My wife and I still live and work in the Black community. However, in the past I have worked in the Hip Hop industry in the 1990s. Ed, a brilliant business minded entrepreneur, believed that Black people should create their own media to control our narrative. Something we often talked about as undergraduate students. Eventually, because of the mutual love for Black culture, politics, entertainment, Hip Hop music, and Hip Hop culture; Ed and I created a national Hip Hop magazine for Black college students called the College Entertainment Revue Magazine (C.E.R). Some of our writers and editors were people like Allan S. Gordon and Marcus Reeves. After serving tenure with the C.E.R, both Gordon and Reeves went on to become respected editors with Hip Hop magazines like the Source, Vibe, and Rap Page magazines. We struggled to establish our magazine. But we were successful at attracting talented young Hip Hop journalists from around the country. This was era that Hip Hop became the dominant force in America and in the world. At this time, Hip Hop was rooted in Black people's cultural traditions. A variety of acts, such as Rakim, KRS-1, Public Enemy, N.W.A, The DOC, EPMD, A Tribe Called Quest, Pete Rock and C L Smooth, Gangstarr, BlackMoon, Smif-N-Wessun, Leaders of the New School, Busta Rhymes, Mainsource, Nas, Naughty By Nature, the Artifacts, Chanel Live, Lords of the Underground, Arrested Development, Redman, Salt-and-Peppa, Monie Love, Queen Latifah, Brand Nubians, X-Clan, Dr. Dre, Ice Cube, Wu Tang Clan, Biggie Smalls, and Tupac Shahur, came on the scene reflecting the creative soul of Hip Hop music and true Hip Hop culture.
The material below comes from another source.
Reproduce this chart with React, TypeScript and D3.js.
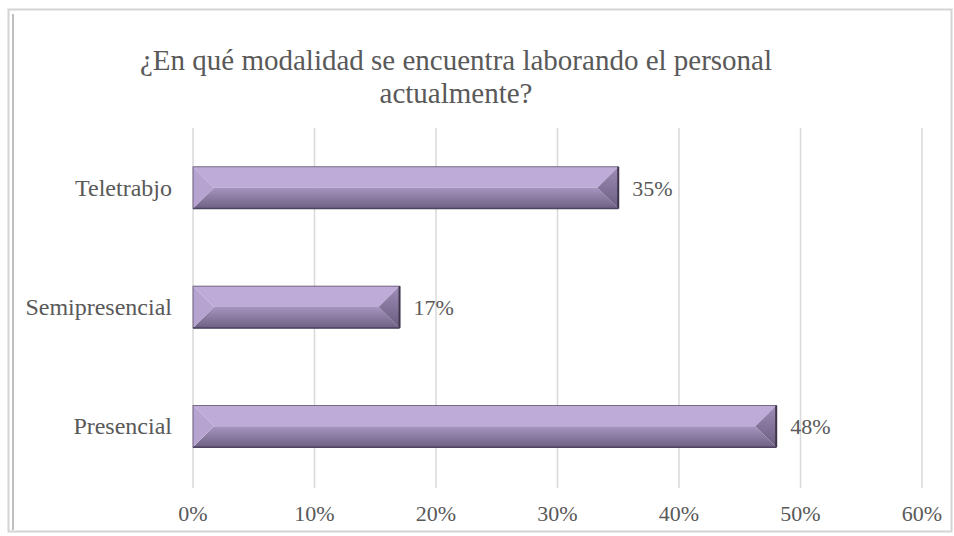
import React from 'react';
import * as d3 from 'd3';

const categories = ['Teletrabjo', 'Semipresencial', 'Presencial'];
const values = [0.35, 0.17, 0.48];
const tickValues = [0, 0.1, 0.2, 0.3, 0.4, 0.5, 0.6];
const titleLines = ['¿En qué modalidad se encuentra laborando el personal', 'actualmente?'];

const W = 954;
const H = 536;
const font = 'Liberation Serif';

export default function App() {
    const x = d3.scaleLinear().domain([0, 0.6]).range([193, 922]);
    const y = d3.scaleBand<string>().domain(categories).range([128, 486]).paddingInner(0.65).paddingOuter(0.325);
    const bh = y.bandwidth();
    const fmt = d3.format('.0%');

    return (
        <svg width={W} height={H} style={{ position: 'absolute', left: 0, top: 0 }}>
            <defs>
                <linearGradient id="bottomGrad" x1="0" y1="0" x2="0" y2="1">
                    <stop offset="0%" stopColor="#a695bf" />
                    <stop offset="100%" stopColor="#6e6084" />
                </linearGradient>
                <linearGradient id="rightGrad" x1="0" y1="0" x2="0" y2="1">
                    <stop offset="0%" stopColor="#9e8cb6" />
                    <stop offset="100%" stopColor="#6a5c80" />
                </linearGradient>
            </defs>
            <rect x={0} y={0} width={W} height={H} fill="#fff" />
            {/* frame */}
            <rect x={8.5} y={9.5} width={943} height={522} fill="none" stroke="#d4d4d4" strokeWidth={2} />
            <line x1={13} y1={14} x2={13} y2={530} stroke="#a8a8a8" strokeWidth={1.5} />

            {titleLines.map((t, i) => (
                <text key={i} x={456} y={70 + i * 33} textAnchor="middle" fontFamily={font} fontSize={29} fill="#595959">{t}</text>
            ))}

            {tickValues.map(t => (
                <g key={t}>
                    <line x1={x(t)} x2={x(t)} y1={128} y2={488} stroke="#d9d9d9" strokeWidth={1.5} />
                    <text x={x(t)} y={521} textAnchor="middle" fontFamily={font} fontSize={22} fill="#595959">{fmt(t)}</text>
                </g>
            ))}

            {categories.map((c, i) => {
                const x0 = x(0);
                const x1 = x(values[i]);
                const y0 = y(c)!;
                const y1 = y0 + bh;
                const ym = y0 + bh / 2;
                const b = bh / 2;
                return (
                    <g key={c}>
                        <polygon points={`${x0},${y0} ${x1},${y0} ${x1 - b},${ym} ${x0 + b},${ym}`} fill="#bfabd7" />
                        <polygon points={`${x0},${y1} ${x1},${y1} ${x1 - b},${ym} ${x0 + b},${ym}`} fill="url(#bottomGrad)" />
                        <polygon points={`${x0},${y0} ${x0 + b},${ym} ${x0},${y1}`} fill="#b7a3d0" />
                        <polygon points={`${x1},${y0} ${x1 - b},${ym} ${x1},${y1}`} fill="url(#rightGrad)" />
                        <rect x={x0} y={y0} width={x1 - x0} height={bh} fill="none" stroke="#5e526f" strokeWidth={0.8} />
                        <line x1={x1} x2={x1} y1={y0} y2={y1} stroke="#3e354b" strokeWidth={2} />
                        <line x1={x0} x2={x1} y1={y1} y2={y1} stroke="#4e4360" strokeWidth={1.5} />
                        <text x={x0 - 21} y={ym + 8} textAnchor="end" fontFamily={font} fontSize={24} fill="#595959">{c}</text>
                        <text x={x1 + 14} y={ym + 8} fontFamily={font} fontSize={22} fill="#595959">{fmt(values[i])}</text>
                    </g>
                );
            })}
        </svg>
    );
}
My introduction into Hip Hop music and Hip Hop culture came at an early age. I got involved in Hip Hop music and Hip Hop culture after hearing Sugar Hill Gang's Rappers Delight and Kurtis Blow's The Breaks in the late 1970's and early 1980's. I became hooked to Hip Hop before the commercialization of Hip Hop music and Hip Hop culture. Back then, Black people controlled and defined Hip Hop. The OG's, or the founders, of Hip Hop defined it as the following: peace, love, unity, and having fun in the late 1970s in the Bronx borough of New York City. This all would change by the late 1990's and early 2000's. White folks, with the help of some Black folks, will eventually take Hip Hop out of the hands of Black people's cultural traditions and into the hands of opportunists and culture vultures. I will get to this later in my commentary, but first some more history on myself.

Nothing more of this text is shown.